CAP3 (CONTIG ASSEMBLY PROGRAM Version 3) is a sequence assembly program for small-scale assembly with or without quality values. Click this link to open CAP3 homepage. CAP3 is embedded as an external tool into UGENE.
Open Tools ‣ Sanger data analysis submenu of the main menu.
Select the Reads de novo assembly (with CAP3) item to use the CAP3.
The Contig Assembly With CAP3 dialog appears.
You can add or remove input files using Add and Remove buttons. To remove all files click the Remove all button. Input files are files with a long DNA reads in FASTA, FASTQ, SCF or ABI formats. At least one input file should be added. Input a Result contig name and press the Run button. CAP3 produces assembly results in the ACE file format (”.ace”). The file contains one or several contigs assembled from the input reads.
The quality scores for FASTA sequences can be provided in an additional file. The file must be located in the same folder as the original sequences and have the same name as FASTA file, but another extension: .qual.
Also you can change the following advanced parameters:
Clipping for poor regions parameters:
Clipping of a poor end region of a read is controlled by parameters Base quality cutoff for clipping (-c) (the specified value should be more than 5), and Clipping range (-y) (the specified value should be more than 5).
Quality difference score of an overlap parameters:
Base quality cutoff for differences (-b) — if an overlap contains a difference at bases of quality values q1 and q2, then the score at the difference is max(0, min(q1, q2) - b), where b is the specified value. The specified value should be more than 15. The difference score of an overlap is the sum of scores at each difference.
Max qscore sum at differences (-d) — remove an overlap if its difference score is greater than the specified value. The specified value should be more than 20.
Similarity score of an overlap parameters:
The following parameters are used to calculate the similarity score of an overlapping alignment:
Match score factor (-m) — a match at bases of quality values q1 and q2 is given a score of m * min(q1, q2), where m is the specified value. The specified value should be more than 0.
Mismatch score factor (-n) — a mismatch at bases of quality values q1 and q2 is given a score of n * min(q1, q2), where n is the specified value. The specified value should be less than 0.
Gap penalty factor (-g) — a base of quality value q1 in a gap is given a score -g * min(q1, q2), where g is the specified value; q2 is the quality value of the base in the other sequence right before the gap. The specified value should be more than 0.
The similarity score is caclulated as the sum of scores of each match, each mismatch and each gap. Based on this value and the following value some overlaps are removed:
Overlap similarity score cutoff (-s) — remove overlaps with similarity scores less than the specified value. The specified value should be more than 250.
Length and percent identity of an overlap parameters:
Overlap length cutoff (-o) — minimum length of an overlap (in base pairs). The specified value should be more than 15 base pairs.

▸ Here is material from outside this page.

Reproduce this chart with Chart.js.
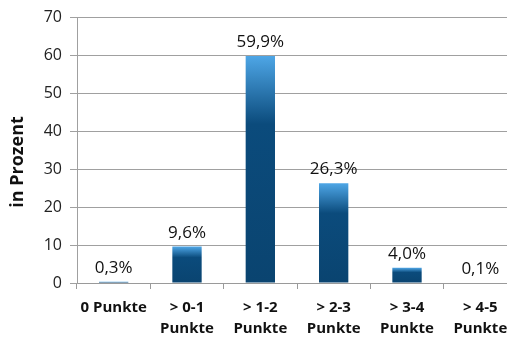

Overlap percent identity cutoff (-p) — minimum percent identity of an overlap. The specified value should be more than 65%.
Maximum number of word matches (-t) — an upper limit of word matches between a read and other reads. Increasing the value would result in more accuracy, however this could slow down the program. The specified value should be more than 0.
Band expansion size (-a) — a number of bases to expand a band of diagonals for an overlapping alignment between two sequence reads. The specified value should be more than 10.
Max gap length in any overlap (-f) — reject overlaps with a gap longer than the specified value. A small value may cause the program to remove true overlaps and to produce incorrect results. This option may be used by the user to split reads from alternative splicing forms into separate contigs. The specified value should be more than 1.
Assembly reverse reads (-r) — consider reads in reverse orientation for assembly. The default value is “checked”.